Mais je ne me propose pas de raconter ici l’histoire de la radieuse troupe des Olympiens, ni de suivre les transformations successives de cette première religion de l’Hellade, avant qu’elle ait été modifiée par les écoles philosophiques. Je voudrais seulement regarder dans quelques recoins obscurs de la conscience religieuse des anciens Grecs, où se trouvaient des croyances qui ont en une grande influence sur leur vie sociale et politique.


I

Au-dessus de tous les dieux de l’Olympe hellénique règne le Destin, dieu sans vie, sans légende, même sans figure, qui, sur la terre, n’a point d’autel et qui, du fond de l’empyrée où il est inaccessible à la prière, maintient l’équilibre du monde moral et le soustrait aux caprices des autres déités. Ce dieu, qui distribue à chacun son lot de bien et de mal, avait été créé, ou plutôt était né de la conscience troublée des hommes pour expliquer l’inexplicable et faire comprendre l’incompréhensible, c’est-à-dire les causes lointaines et cachées des événemens et les motifs d’ordre supérieur qui les faisaient accomplir. Hérodote, racontant une iniquité qu’il ne comprend pas, y voit un acte divin et s’incline.
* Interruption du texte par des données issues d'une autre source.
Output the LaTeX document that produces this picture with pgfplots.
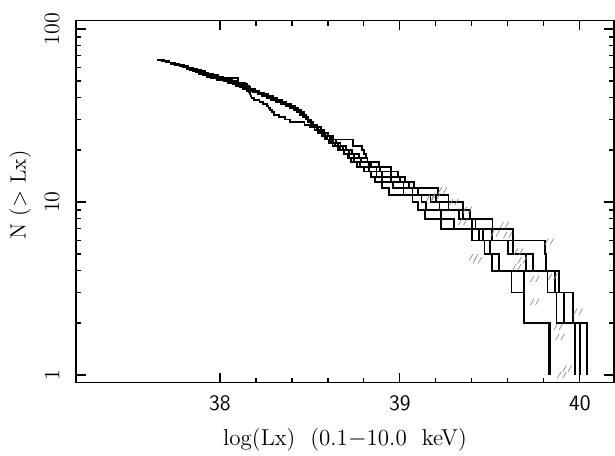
\documentclass[border=0pt]{standalone}
\usepackage{pgfplots}
\pgfplotsset{compat=1.18}
\usepackage{pgfplotstable}

% small "//" hatch dash used for the faint marks in the tail
\pgfdeclareplotmark{dslash}{%
  \pgfpathmoveto{\pgfqpoint{-2.2pt}{-1.6pt}}\pgfpathlineto{\pgfqpoint{-0.4pt}{1.6pt}}%
  \pgfpathmoveto{\pgfqpoint{0.4pt}{-1.6pt}}\pgfpathlineto{\pgfqpoint{2.2pt}{1.6pt}}%
  \pgfusepathqstroke}

% log(Lx) of the N-th brightest source, five realisations
\pgfplotstableread{
N  A      B      C      D      E
66 37.650 37.650 37.655 37.650 37.660
65 37.675 37.680 37.680 37.685 37.690
64 37.700 37.705 37.710 37.715 37.720
63 37.725 37.735 37.740 37.745 37.750
62 37.750 37.760 37.765 37.775 37.775
61 37.775 37.785 37.790 37.800 37.800
60 37.795 37.805 37.810 37.825 37.825
59 37.815 37.825 37.835 37.850 37.845
58 37.835 37.845 37.855 37.875 37.865
57 37.850 37.860 37.870 37.895 37.885
56 37.865 37.880 37.890 37.915 37.905
55 37.885 37.900 37.910 37.935 37.925
54 37.905 37.920 37.930 37.960 37.950
53 37.925 37.945 37.955 37.990 37.980
52 37.950 38.020 37.975 38.015 38.005
51 37.985 38.100 38.000 38.040 38.035
50 38.020 38.100 38.030 38.065 38.060
49 38.045 38.100 38.055 38.090 38.085
48 38.070 38.140 38.080 38.110 38.105
47 38.090 38.150 38.100 38.130 38.125
46 38.110 38.160 38.120 38.150 38.145
45 38.130 38.170 38.140 38.170 38.165
44 38.150 38.185 38.160 38.195 38.185
43 38.160 38.205 38.185 38.220 38.210
42 38.165 38.225 38.210 38.245 38.235
41 38.170 38.250 38.235 38.270 38.260
40 38.175 38.275 38.260 38.295 38.285
39 38.190 38.300 38.285 38.320 38.310
38 38.220 38.325 38.310 38.345 38.335
37 38.240 38.350 38.340 38.370 38.360
36 38.260 38.375 38.365 38.395 38.385
35 38.270 38.400 38.390 38.415 38.405
34 38.280 38.420 38.410 38.435 38.425
33 38.290 38.435 38.430 38.450 38.445
32 38.300 38.450 38.445 38.465 38.460
31 38.330 38.465 38.460 38.478 38.475
30 38.360 38.480 38.475 38.490 38.490
29 38.390 38.495 38.490 38.500 38.505
28 38.470 38.510 38.505 38.515 38.520
27 38.500 38.525 38.520 38.530 38.540
26 38.525 38.540 38.540 38.545 38.560
25 38.545 38.555 38.560 38.565 38.580
24 38.565 38.575 38.585 38.585 38.600
23 38.585 38.595 38.630 38.610 38.620
22 38.605 38.615 38.740 38.630 38.645
21 38.625 38.640 38.740 38.655 38.670
20 38.655 38.665 38.790 38.685 38.700
19 38.690 38.690 38.800 38.715 38.735
18 38.715 38.710 38.810 38.745 38.775
17 38.730 38.745 38.820 38.785 38.820
16 38.760 38.780 38.840 38.830 38.885
15 38.800 38.830 38.870 38.890 38.950
14 38.840 38.870 38.900 38.950 38.990
13 38.860 38.900 38.950 39.000 39.030
12 38.900 38.960 39.020 39.050 39.080
11 38.940 39.020 39.070 39.100 39.210
10 39.070 39.120 39.170 39.200 39.270
9  39.100 39.144 39.220 39.270 39.350
8  39.140 39.230 39.330 39.350 39.390
7  39.230 39.300 39.420 39.400 39.515
6  39.400 39.440 39.460 39.510 39.630
5  39.470 39.500 39.630 39.600 39.805
4  39.510 39.550 39.740 39.700 39.810
3  39.620 39.690 39.820 39.860 39.885
2  39.690 39.690 39.870 39.910 39.960
1  39.830 39.835 39.975 40.000 40.040
}\lumfn

\begin{document}
\begin{tikzpicture}
  \begin{axis}[
    scale only axis,
    width=269pt, height=181pt,
    xmin=37.2, xmax=40.19,
    ymode=log, ymin=0.905, ymax=112,
    xtick={38,39,40}, xticklabels={38,39,40},
    minor x tick num=4,
    ytick={1,10,100}, yticklabels={1,10,100},
    tick align=inside,
    major tick length=5pt, minor tick length=2.5pt,
    axis line style={line width=0.8pt},
    every tick/.style={black, line width=0.6pt},
    xticklabel style={font=\sffamily\fontsize{11}{13}\selectfont, anchor=center},
    xticklabel shift=10.5pt,
    yticklabel style={font=\fontsize{11}{13}\selectfont, rotate=90, anchor=center},
    yticklabel shift=12pt,
    xlabel={log(Lx)\ \ (0.1$-$10.0\ \ keV)},
    ylabel={N\ ($>$\ Lx)},
    xlabel style={font=\fontsize{11.5}{13}\selectfont,
      at={(axis description cs:0.5,-0.159)}, anchor=center},
    ylabel style={font=\fontsize{11}{13}\selectfont,
      at={(axis description cs:-0.104,0.518)}, anchor=center},
  ]
    \addplot[const plot, black, line width=0.9pt] table[x=A, y=N] {\lumfn};
    \addplot[const plot, black, line width=0.9pt] table[x=B, y=N] {\lumfn};
    \addplot[const plot, black, line width=0.9pt] table[x=C, y=N] {\lumfn};
    \addplot[const plot, black, line width=0.9pt] table[x=D, y=N] {\lumfn};
    \addplot[const plot, black, line width=0.9pt] table[x=E, y=N] {\lumfn};

    % faint hatch dashes
    \addplot[only marks, mark=dslash, black!45, mark options={line width=0.35pt}]
    coordinates {
      (39.237,11.7) (39.20,10.8) (39.17,10.5) (39.376,9.0) (39.35,7.7)
      (39.58,7.35) (39.53,6.6) (39.60,6.45) (39.83,5.9) (39.41,4.8)
      (39.66,5.17) (39.68,4.6) (39.65,4.2) (39.75,3.6) (39.85,3.7)
      (39.75,2.65) (39.99,2.32) (39.88,1.9) (39.89,1.66) (39.93,1.09)
      (39.90,1.0) (39.43,4.6) (39.30,10.0)
    };

    \coordinate (bl) at (rel axis cs:0,0);
    \coordinate (tr) at (rel axis cs:1,1);
  \end{axis}
  \pgfresetboundingbox
  \path ([shift={(-38pt,-36.25pt)}]bl) rectangle ([shift={(0.5pt,10.25pt)}]tr);
\end{tikzpicture}
\end{document}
Toutes les divinités, Zeus lui-même, étaient soumises à la loi du Destin. Quand la lutte suprême entre Achille et Hector va commencer, le maître des dieux prend la balance d’or où sont comptés les jours des deux héros ; le plateau d’Hector penche vers la demeure d’Hadès, et Apollon, le protecteur du fils de Priam, aussitôt l’abandonne. Zeus aussi n’avait pu sauver son fils Sarpédon des coups de Patrocle, mais en signe de douleur « il avait répandu du haut de l’éther une rosée sanglante. » Tous deux acceptaient donc en silence l’arrêt souverain.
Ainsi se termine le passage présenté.